Data science problems can be broadly categorized into supervised or unsupervised learning models.
Supervised or directed data science tries to infer a function or relationship based on known (labeled) training data and uses this function to map new unknown (unlabeled) data—for example, predicting if a current customer will not return based on the behaviors of all customers who have left before. Supervised techniques predict the value of the output variables based on a set of input variables.
To do this, a data science model is developed from a training dataset where the values of input and output are previously known. The model generalizes the relationship between the input and output variables and uses it to predict for a dataset where only input variables are known. The output variable that is being predicted is also called a class label or target variable. Supervised data science needs a sufficient number of labeled records to learn the model from the data.

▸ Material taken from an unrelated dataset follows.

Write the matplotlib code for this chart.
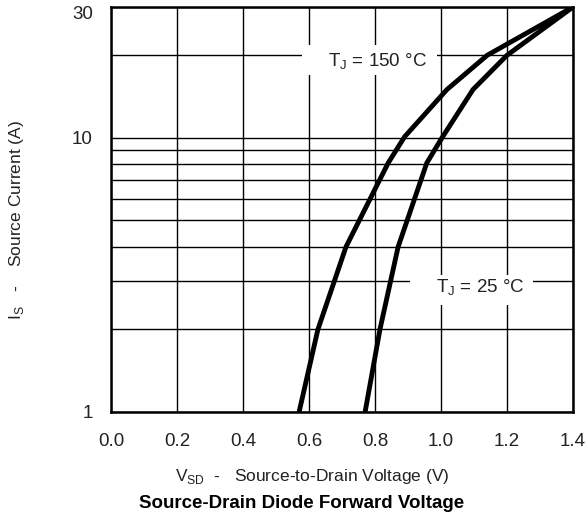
import numpy as np
import matplotlib
matplotlib.use("Agg")
import matplotlib.pyplot as plt
import matplotlib.transforms as mtransforms
from matplotlib.patches import Rectangle
from matplotlib.ticker import FixedLocator, NullLocator

plt.rcParams['font.family'] = ['Liberation Sans', 'DejaVu Sans']

# forward characteristic, source current vs. diode voltage
vsd_150 = [0.570, 0.627, 0.712, 0.840, 0.890, 1.018, 1.140, 1.400]
is_150 = [1.0, 2.0, 4.0, 8.1, 10.1, 15.0, 20.0, 30.0]
vsd_25 = [0.770, 0.815, 0.870, 0.957, 1.003, 1.097, 1.200, 1.400]
is_25 = [1.0, 2.0, 4.0, 8.1, 10.0, 15.0, 20.0, 30.0]

x_ticks = [0.0, 0.2, 0.4, 0.6, 0.8, 1.0, 1.2, 1.4]
x_labels = ['0.0', '0.2', '0.4', '0.6', '0.8', '1.0', '1.2', '1.4']
y_ticks = [1, 10, 30]
y_labels = ['1', '10', '30']
y_grid = [1, 2, 3, 4, 5, 6, 7, 8, 9, 10, 20, 30]

txt = '#222222'

fig = plt.figure(figsize=(5.87, 5.19), dpi=100)
ax = fig.add_axes([111 / 587, 1 - 412 / 519, 462 / 587, 405 / 519])

ax.set_yscale('log')
ax.set_xlim(0.0, 1.4)
ax.set_ylim(1, 30)

for v in x_ticks:
    ax.axvline(v, color='black', lw=1.0, zorder=1)
for v in y_grid:
    ax.axhline(v, color='black', lw=1.0, zorder=1)

ax.plot(vsd_150, is_150, color='black', lw=3.5, solid_capstyle='butt', zorder=3)
ax.plot(vsd_25, is_25, color='black', lw=3.5, solid_capstyle='butt', zorder=3)

# white panels behind the curve labels, cut out of the grid
ax.add_patch(Rectangle((0.4134, 0.8321), 0.2922, 0.0741, transform=ax.transAxes,
                       fc='white', ec='none', zorder=2))
ax.add_patch(Rectangle((0.6472, 0.2642), 0.2662, 0.0741, transform=ax.transAxes,
                       fc='white', ec='none', zorder=2))
ax.text(0.809, 18.9, r'T$_\mathregular{J}$ = 150 °C', fontsize=13.5, color=txt,
        ha='center', va='center', zorder=2.5)
ax.text(1.118, 2.84, r'T$_\mathregular{J}$ = 25 °C', fontsize=13.5, color=txt,
        ha='center', va='center', zorder=2.5)

ax.set_xticks(x_ticks)
ax.set_xticklabels(x_labels)
ax.yaxis.set_major_locator(FixedLocator(y_ticks))
ax.yaxis.set_minor_locator(NullLocator())
ax.set_yticklabels(y_labels)
ax.tick_params(axis='both', length=0, labelsize=13.5, colors=txt)
ax.tick_params(axis='x', pad=15)
ax.tick_params(axis='y', pad=13)

# top label sits a little below the frame edge
top = ax.get_yticklabels()[-1]
top.set_transform(top.get_transform() + mtransforms.ScaledTranslation(0, -4 / 72, fig.dpi_scale_trans))

for s in ax.spines.values():
    s.set_linewidth(1.8)
    s.set_zorder(4)

fig.text(312 / 587, 1 - 476 / 519, r'V$_\mathregular{SD}$  -   Source-to-Drain Voltage (V)',
         fontsize=12.5, color=txt, ha='center', va='center')
fig.text(17 / 587, 1 - 220 / 519, r'I$_\mathregular{S}$   -    Source Current (A)',
         fontsize=12.5, color=txt, ha='center', va='center', rotation=90)
fig.text(302 / 587, 1 - 503 / 519, 'Source-Drain Diode Forward Voltage', fontsize=13.5,
         fontweight='bold', ha='center', va='center')

fig.savefig('out.png', dpi=100, facecolor='white')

Unsupervised or undirected data science uncovers hidden patterns in unlabeled data. In unsupervised data science, there are no output variables to predict. The objective of this class of data science techniques is to find patterns in data based on the relationship between data points themselves. For example, clustering a group of documents based on the similarity of the content in those documents. An application can employ both supervised and unsupervised learners.
Data science problems can also be classified into tasks such as classification, regression, association analysis, clustering, anomaly detection, recommendation engines, feature selection, time series forecasting, deep learning, and text mining.
- Classification and regression techniques predict a target variable based on input variables. The prediction is based on a generalized model built from a previously known dataset. In regression tasks, the output variable is numeric (e.g., the mortgage interest rate on a loan). Classification tasks predict output variables, which are categorical or polynomial (e.g., the yes or no decision to approve a loan).
- Deep learning is a machine learning subfield that involves the use of more sophisticated artificial neural networks. It’s increasingly used for classification and regression problems.
- Clustering is the process of identifying the natural groupings in a dataset. For example, clustering is helpful in finding natural clusters in customer datasets, which can be used for market segmentation. Since this is unsupervised technique, it is up to data scientists to investigate why these clusters are formed in the data and generalize the uniqueness of each cluster.
- Association analysis. In retail analytics, it is common to identify pairs of items that are purchased together, so those specific items can be bundled or placed next to each other. This task is called market basket analysis or association analysis, which is commonly used in cross-selling.
- Recommendation engines are the systems that recommend items to the users based on individual user preference.
- Anomaly or outlier detection identifies the data points that are significantly dif- ferent from other data points in a dataset. One common application is detecting credit card transaction fraud.
- Time series forecasting is the process of predicting the future value of a variable (e.g., temperature) based on past historical values that may exhibit a trend and seasonality.
- Text mining is a data science application where the input data is text in the form of documents, messages, emails, or web pages. To aid the data science on text data, the text files are first converted into document vectors where each unique word is an attribute. Once the text file is converted to document vectors, standard data science tasks such as classification, clustering, etc., can be applied.
- Feature selection is a process in which attributes in a dataset are reduced to a few attributes that really matter.
A complete data science application can contain elements of both supervised and unsupervised techniques. Unsupervised techniques provide an increased understanding of the dataset and hence, are sometimes called descriptive data science.
As an example of how both unsupervised and supervised data science can be combined in an application, consider the following scenario.
In marketing analytics, clustering can be used to find the natural clusters in customer records. Each customer is assigned a cluster label at the end of the clustering process. A labeled customer dataset can now be used to develop a model that assigns a cluster label for any new customer record with a supervised classification technique.